What is expected: In the entries below, repeat only the lines between those holding "Output the Python" and "line_red = [-16.2, 20.8]", inclusive. Leave pictures out.

Data:
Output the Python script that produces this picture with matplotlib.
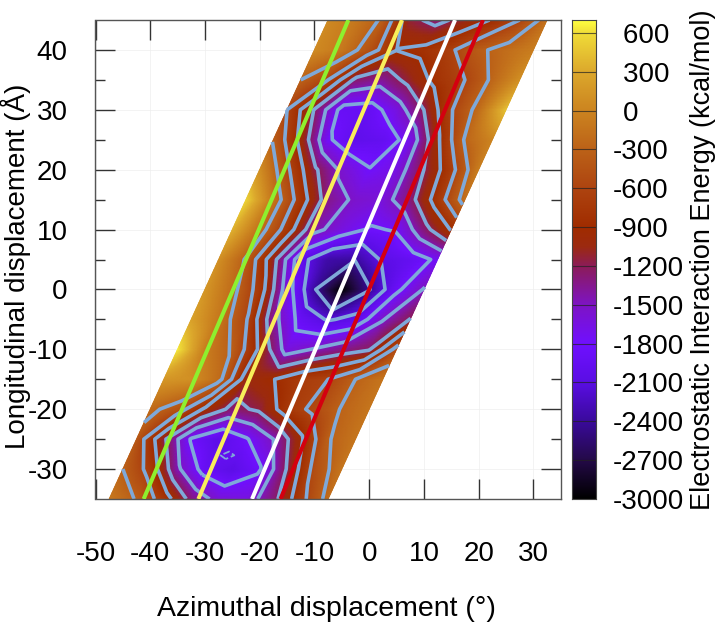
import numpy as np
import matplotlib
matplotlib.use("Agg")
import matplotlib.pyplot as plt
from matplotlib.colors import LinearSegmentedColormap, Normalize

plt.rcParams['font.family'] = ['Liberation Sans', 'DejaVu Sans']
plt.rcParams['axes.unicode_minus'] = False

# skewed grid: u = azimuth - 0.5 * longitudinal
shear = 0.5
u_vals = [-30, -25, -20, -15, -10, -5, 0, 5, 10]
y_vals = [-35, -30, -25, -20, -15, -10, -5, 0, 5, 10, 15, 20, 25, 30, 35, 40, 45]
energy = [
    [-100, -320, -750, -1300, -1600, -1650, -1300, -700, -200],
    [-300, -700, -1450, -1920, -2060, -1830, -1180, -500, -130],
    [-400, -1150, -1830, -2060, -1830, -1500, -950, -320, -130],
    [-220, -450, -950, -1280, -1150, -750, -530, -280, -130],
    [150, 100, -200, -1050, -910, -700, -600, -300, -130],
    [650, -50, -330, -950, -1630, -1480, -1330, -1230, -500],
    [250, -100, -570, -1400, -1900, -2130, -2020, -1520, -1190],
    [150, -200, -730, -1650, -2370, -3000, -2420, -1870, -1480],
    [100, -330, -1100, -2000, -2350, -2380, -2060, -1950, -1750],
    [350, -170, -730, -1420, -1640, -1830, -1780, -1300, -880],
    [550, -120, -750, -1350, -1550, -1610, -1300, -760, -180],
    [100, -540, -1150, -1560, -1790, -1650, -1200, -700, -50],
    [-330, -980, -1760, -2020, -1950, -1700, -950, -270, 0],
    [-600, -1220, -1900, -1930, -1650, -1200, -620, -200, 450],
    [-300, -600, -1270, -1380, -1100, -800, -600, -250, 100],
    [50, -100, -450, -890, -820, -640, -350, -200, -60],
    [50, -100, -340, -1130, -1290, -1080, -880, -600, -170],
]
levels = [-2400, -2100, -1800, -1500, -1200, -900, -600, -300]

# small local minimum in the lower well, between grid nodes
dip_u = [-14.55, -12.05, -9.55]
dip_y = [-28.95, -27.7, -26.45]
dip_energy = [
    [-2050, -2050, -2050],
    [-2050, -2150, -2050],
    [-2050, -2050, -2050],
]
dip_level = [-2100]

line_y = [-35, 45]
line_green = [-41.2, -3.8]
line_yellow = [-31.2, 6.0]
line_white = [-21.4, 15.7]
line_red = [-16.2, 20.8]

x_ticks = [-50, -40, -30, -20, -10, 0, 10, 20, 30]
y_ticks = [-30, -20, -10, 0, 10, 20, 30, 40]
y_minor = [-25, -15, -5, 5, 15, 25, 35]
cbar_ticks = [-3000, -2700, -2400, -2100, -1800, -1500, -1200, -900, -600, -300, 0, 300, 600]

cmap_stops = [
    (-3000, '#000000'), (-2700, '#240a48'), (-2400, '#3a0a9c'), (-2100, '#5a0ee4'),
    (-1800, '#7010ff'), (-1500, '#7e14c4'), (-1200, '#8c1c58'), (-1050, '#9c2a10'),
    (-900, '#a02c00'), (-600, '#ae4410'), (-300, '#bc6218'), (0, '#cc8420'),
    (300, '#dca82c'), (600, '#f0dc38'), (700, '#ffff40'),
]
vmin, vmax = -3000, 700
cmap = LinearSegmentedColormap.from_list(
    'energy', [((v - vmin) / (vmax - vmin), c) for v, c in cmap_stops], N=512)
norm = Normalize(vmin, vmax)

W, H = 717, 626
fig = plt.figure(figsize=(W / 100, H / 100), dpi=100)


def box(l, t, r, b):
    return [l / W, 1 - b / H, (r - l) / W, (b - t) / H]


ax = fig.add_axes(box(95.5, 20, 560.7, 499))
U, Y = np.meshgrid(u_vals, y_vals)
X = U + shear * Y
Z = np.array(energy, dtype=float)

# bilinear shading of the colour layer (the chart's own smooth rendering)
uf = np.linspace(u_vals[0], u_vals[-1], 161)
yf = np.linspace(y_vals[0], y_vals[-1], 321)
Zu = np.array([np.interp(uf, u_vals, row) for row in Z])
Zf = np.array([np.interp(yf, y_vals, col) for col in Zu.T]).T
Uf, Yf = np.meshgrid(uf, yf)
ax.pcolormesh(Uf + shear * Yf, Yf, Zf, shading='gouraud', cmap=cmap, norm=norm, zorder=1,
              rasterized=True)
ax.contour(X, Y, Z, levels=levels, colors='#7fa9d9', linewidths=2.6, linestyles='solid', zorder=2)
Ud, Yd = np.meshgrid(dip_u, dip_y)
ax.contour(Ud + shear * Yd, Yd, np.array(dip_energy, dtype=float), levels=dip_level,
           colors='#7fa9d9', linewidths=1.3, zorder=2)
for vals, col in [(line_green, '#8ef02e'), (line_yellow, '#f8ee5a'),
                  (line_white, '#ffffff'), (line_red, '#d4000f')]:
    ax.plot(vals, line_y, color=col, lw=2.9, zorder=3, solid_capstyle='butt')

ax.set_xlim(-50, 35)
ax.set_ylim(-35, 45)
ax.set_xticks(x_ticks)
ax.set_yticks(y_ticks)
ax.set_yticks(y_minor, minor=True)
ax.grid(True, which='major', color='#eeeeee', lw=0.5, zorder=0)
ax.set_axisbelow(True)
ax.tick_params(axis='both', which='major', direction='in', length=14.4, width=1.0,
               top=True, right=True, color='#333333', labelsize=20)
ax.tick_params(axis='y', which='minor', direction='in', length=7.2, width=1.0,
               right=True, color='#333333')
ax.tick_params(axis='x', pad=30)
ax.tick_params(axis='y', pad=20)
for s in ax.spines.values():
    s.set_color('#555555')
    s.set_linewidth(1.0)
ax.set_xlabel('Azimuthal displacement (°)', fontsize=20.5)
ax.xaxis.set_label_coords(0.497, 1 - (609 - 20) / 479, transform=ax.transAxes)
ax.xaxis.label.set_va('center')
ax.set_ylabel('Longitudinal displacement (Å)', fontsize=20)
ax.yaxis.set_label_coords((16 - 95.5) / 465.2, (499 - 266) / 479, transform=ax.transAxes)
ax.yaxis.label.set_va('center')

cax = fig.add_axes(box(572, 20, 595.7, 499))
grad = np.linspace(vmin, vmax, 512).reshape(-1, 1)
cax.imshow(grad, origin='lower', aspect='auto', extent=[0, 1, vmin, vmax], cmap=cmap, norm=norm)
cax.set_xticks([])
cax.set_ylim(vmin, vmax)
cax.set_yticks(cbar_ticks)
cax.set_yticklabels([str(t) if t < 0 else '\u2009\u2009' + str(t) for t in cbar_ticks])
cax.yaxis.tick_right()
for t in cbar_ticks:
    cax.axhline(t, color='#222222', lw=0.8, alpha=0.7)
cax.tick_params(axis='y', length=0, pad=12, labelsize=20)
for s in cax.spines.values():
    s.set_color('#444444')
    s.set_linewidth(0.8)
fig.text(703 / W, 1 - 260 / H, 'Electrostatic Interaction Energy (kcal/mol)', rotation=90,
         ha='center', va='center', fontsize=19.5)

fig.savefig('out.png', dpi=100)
...
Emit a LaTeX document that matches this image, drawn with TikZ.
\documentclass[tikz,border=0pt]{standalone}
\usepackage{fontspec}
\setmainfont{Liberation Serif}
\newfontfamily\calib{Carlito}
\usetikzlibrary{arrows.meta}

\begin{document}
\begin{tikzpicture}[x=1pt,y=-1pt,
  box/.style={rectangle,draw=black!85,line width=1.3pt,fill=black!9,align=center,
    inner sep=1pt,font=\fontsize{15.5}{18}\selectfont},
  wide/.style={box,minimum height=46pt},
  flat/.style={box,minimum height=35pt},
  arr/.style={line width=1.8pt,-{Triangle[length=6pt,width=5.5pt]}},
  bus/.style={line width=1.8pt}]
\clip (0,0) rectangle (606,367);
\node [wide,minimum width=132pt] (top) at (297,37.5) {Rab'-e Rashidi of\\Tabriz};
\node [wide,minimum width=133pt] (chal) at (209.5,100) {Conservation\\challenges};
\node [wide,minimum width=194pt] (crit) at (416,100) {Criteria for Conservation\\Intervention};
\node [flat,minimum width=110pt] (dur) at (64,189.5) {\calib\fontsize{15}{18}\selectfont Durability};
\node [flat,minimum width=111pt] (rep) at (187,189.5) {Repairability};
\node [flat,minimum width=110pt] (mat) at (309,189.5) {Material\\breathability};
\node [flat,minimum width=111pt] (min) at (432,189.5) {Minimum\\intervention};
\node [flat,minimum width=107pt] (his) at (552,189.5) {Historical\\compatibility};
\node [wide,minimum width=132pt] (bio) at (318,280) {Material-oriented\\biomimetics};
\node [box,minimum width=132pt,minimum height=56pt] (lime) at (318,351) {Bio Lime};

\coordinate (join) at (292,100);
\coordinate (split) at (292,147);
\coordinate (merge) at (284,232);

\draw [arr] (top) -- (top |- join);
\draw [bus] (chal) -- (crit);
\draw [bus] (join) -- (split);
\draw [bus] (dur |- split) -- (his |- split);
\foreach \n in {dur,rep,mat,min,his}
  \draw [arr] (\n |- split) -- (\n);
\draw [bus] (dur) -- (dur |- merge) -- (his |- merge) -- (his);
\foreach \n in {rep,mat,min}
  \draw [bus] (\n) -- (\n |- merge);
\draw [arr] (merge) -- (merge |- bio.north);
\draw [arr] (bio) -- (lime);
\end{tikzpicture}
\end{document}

Full answer:
Output the Python script that produces this picture with matplotlib.
import numpy as np
import matplotlib
matplotlib.use("Agg")
import matplotlib.pyplot as plt
from matplotlib.colors import LinearSegmentedColormap, Normalize

plt.rcParams['font.family'] = ['Liberation Sans', 'DejaVu Sans']
plt.rcParams['axes.unicode_minus'] = False

# skewed grid: u = azimuth - 0.5 * longitudinal
shear = 0.5
u_vals = [-30, -25, -20, -15, -10, -5, 0, 5, 10]
y_vals = [-35, -30, -25, -20, -15, -10, -5, 0, 5, 10, 15, 20, 25, 30, 35, 40, 45]
energy = [
    [-100, -320, -750, -1300, -1600, -1650, -1300, -700, -200],
    [-300, -700, -1450, -1920, -2060, -1830, -1180, -500, -130],
    [-400, -1150, -1830, -2060, -1830, -1500, -950, -320, -130],
    [-220, -450, -950, -1280, -1150, -750, -530, -280, -130],
    [150, 100, -200, -1050, -910, -700, -600, -300, -130],
    [650, -50, -330, -950, -1630, -1480, -1330, -1230, -500],
    [250, -100, -570, -1400, -1900, -2130, -2020, -1520, -1190],
    [150, -200, -730, -1650, -2370, -3000, -2420, -1870, -1480],
    [100, -330, -1100, -2000, -2350, -2380, -2060, -1950, -1750],
    [350, -170, -730, -1420, -1640, -1830, -1780, -1300, -880],
    [550, -120, -750, -1350, -1550, -1610, -1300, -760, -180],
    [100, -540, -1150, -1560, -1790, -1650, -1200, -700, -50],
    [-330, -980, -1760, -2020, -1950, -1700, -950, -270, 0],
    [-600, -1220, -1900, -1930, -1650, -1200, -620, -200, 450],
    [-300, -600, -1270, -1380, -1100, -800, -600, -250, 100],
    [50, -100, -450, -890, -820, -640, -350, -200, -60],
    [50, -100, -340, -1130, -1290, -1080, -880, -600, -170],
]
levels = [-2400, -2100, -1800, -1500, -1200, -900, -600, -300]

# small local minimum in the lower well, between grid nodes
dip_u = [-14.55, -12.05, -9.55]
dip_y = [-28.95, -27.7, -26.45]
dip_energy = [
    [-2050, -2050, -2050],
    [-2050, -2150, -2050],
    [-2050, -2050, -2050],
]
dip_level = [-2100]

line_y = [-35, 45]
line_green = [-41.2, -3.8]
line_yellow = [-31.2, 6.0]
line_white = [-21.4, 15.7]
line_red = [-16.2, 20.8]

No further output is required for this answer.